Una vita, quella di Matteo Messina Denaro, che ha dell'incredibile. Ben tre decenni di latitanza che si è conclusa solo perchè come lui stesso ha sostenuto "malato in forma grave".
Tanti i misteri e i segreti che porterà per sempre con sè. Tanti anche i segreti su come abbia potuto rimanere per 30 anni uccel di bosco essendo il ricercato n.1 d'Italia.
Tante le connivenze, gli agganci e le protezioni che gli hanno consentito tutto ciò. E fra i suoi periodi e luoghi di latitanza non poteva mancare la Calabria con i consolidati rapporti fra alcune famiglie di 'ndrangheta e la mafia siciliana.
Tante le inchieste, le informative, le segnalazioni anonime e le dichiarazioni di numerosi collaboratori di giustizia che comproverebbero gli antichi e solidi rapporti di Matteo Messina Denaro, l'ex primula rossa con la 'ndrangheta.

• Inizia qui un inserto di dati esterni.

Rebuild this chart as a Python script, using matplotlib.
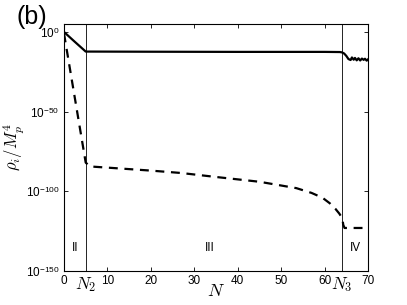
import matplotlib.pyplot as plt
import numpy as np

# donnees (log10 de rho_i / M_p^4)
N_sol = [0, 2.5, 5, 20, 40, 60, 63.5, 64, 64.5, 65, 65.5, 66, 66.3, 66.7, 67, 67.4, 67.8, 68.2,
         68.6, 69, 69.3, 69.7, 70]
logrho_sol = [0, -6.2, -12.3, -12.4, -12.5, -12.5, -12.6, -12.8, -13.5, -15.0, -17.0, -17.6,
              -16.0, -17.4, -16.3, -17.8, -16.5, -17.9, -16.7, -17.5, -16.8, -18.0, -17.2]

N_dash = [0, 2.5, 5, 6, 12, 20, 27, 35, 45, 53.5, 57, 59.5, 61.2, 62.5, 63.4, 64.1, 64.3, 64.6, 70]
logrho_dash = [-1, -41.5, -82, -84.4, -85.5, -87, -88.5, -91, -94, -98, -101, -104, -107.5, -111,
               -114, -117, -121, -123, -123]

N2 = 5
N3 = 64
regions = ["II", "III", "IV"]
regions_N = [2.5, 33.5, 67]

plt.rcParams['font.family'] = ['Liberation Sans', 'DejaVu Sans']
plt.rcParams['mathtext.fontset'] = 'cm'

fig = plt.figure(figsize=(4.07, 3.05), dpi=100)
ax = fig.add_axes([64/407, 1 - 271/305, (368 - 64)/407, (271 - 24)/305])

ax.plot(N_sol, 10.0**np.array(logrho_sol), color='k', lw=1.6)
ax.plot(N_dash, 10.0**np.array(logrho_dash), color='k', lw=1.6, ls=(0, (4, 3)))

ax.axvline(N2, color='k', lw=0.6)
ax.axvline(N3, color='k', lw=0.6)

for txt, n in zip(regions, regions_N):
    ax.text(n, 10.0**-135.5, txt, ha='center', va='center', fontsize=8.5)

ax.set_yscale('log')
ax.set_xlim(0, 70)
ax.set_ylim(1e-150, 1e5)
ax.set_yticks([1e-150, 1e-100, 1e-50, 1e0])
ax.set_yticklabels([r'10$^{\mathregular{-150}}$', r'10$^{\mathregular{-100}}$',
                    r'10$^{\mathregular{-50}}$', r'10$^{\mathregular{0}}$'])
ax.minorticks_off()

xt = [0, 10, 20, 30, 40, 50, 60, 70]
ax.set_xticks(xt + [N2, N3])
ax.set_xticklabels([str(v) for v in xt] + [r'$N_2$', r'$N_3$'])

ax.tick_params(direction='in', top=True, right=True, labelsize=8.5, length=3, width=0.6, pad=3)
# pas de petits traits pour N2 et N3, mais des labels plus grands
for t in ax.xaxis.get_major_ticks():
    if 'N' in t.label1.get_text():
        t.tick1line.set_visible(False)
        t.tick2line.set_visible(False)
        t.label1.set_fontsize(12.5)

for sp in ax.spines.values():
    sp.set_linewidth(0.8)

ax.set_xlabel(r'$N$', fontsize=13)
ax.xaxis.set_label_coords(0.5, -0.05)
ax.set_ylabel(r'$\rho_i/M_p^4$', fontsize=12)
ax.yaxis.set_label_coords(-0.125, 0.5)

fig.text(17/407, 1 - 17/305, '(b)', fontsize=18, va='center', ha='left')

fig.savefig('out.png', dpi=100)
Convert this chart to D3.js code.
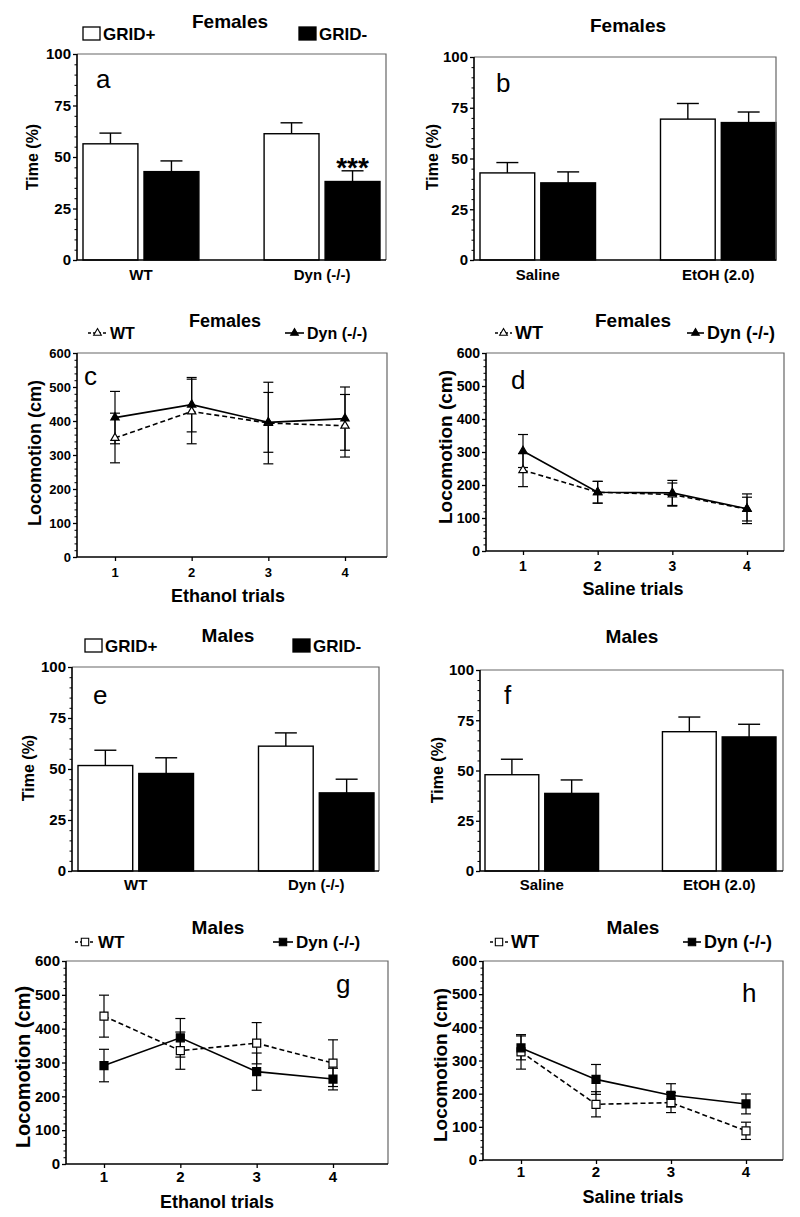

Tante le inchieste che coinvolgono l'ultimo boss della stagione stragista con accadimenti avvenuti in Calabria.
In primis l'omicidio del giudice Antonino Scopelliti che fu ucciso il 9 agosto 1991, mentre era in vacanza in Calabria, sua terra d'origine, in località Piale (frazione di Villa San Giovanni, sulla strada provinciale tra Villa San Giovanni e Campo Calabro).
Il giudice Antonino Scopelliti
Omicidio eseguito da sicari della 'ndrangheta per ordine dei siciliani, fra i quali si presume, secondo l'accusa, anche Matteo Messina Denaro.
Numerose le indagini condotte dalla Dda di Catanzaro e di quella di Reggio Calabria in merito ai rapporti fra Matteo Messina Denaro e noti esponenti di 'ndrangheta.
Si presume che alcuni emissari di Totò Riina acquistarono a Mendicino, alle porte di Cosenza, alcuni appartamenti proprio da destinare ad un periodo di latitanza del boss di Castelvetrano.
Lo affermarono alcuni pentiti ed effettivamente due appartamenti vennero sequestrate nell'ambito di un maxisequestro di beni intestati e gestiti ad alcuni fiancheggiatori del boss in una maxi inchiesta condotta dalla Dda di Palermo.
Venne sequestrato in una banca con sede a Mendicino un conto corrente sospetto che si presumeva fosse utilizzato per coprire le spese per la latitanza.
Si registrò anche una grande operazione di polizia con elicotteri e squadre speciali ad Amantea.
Operazione nella quale si disse ma non venne mai confermato ufficialmente, si sperava di prendere la primula inafferrabile.
E si disse anche che il presunto covo era stato abbandonato solo qualche giorno prima.
Chissà, forse per opera di qualche servizio segreto deviato o qualche talpa nelle istituzioni.
Inoltre si presume che vi siano stati dei periodi di latitanza oltre che in provincia di Cosenza anche in provincia di Crotone.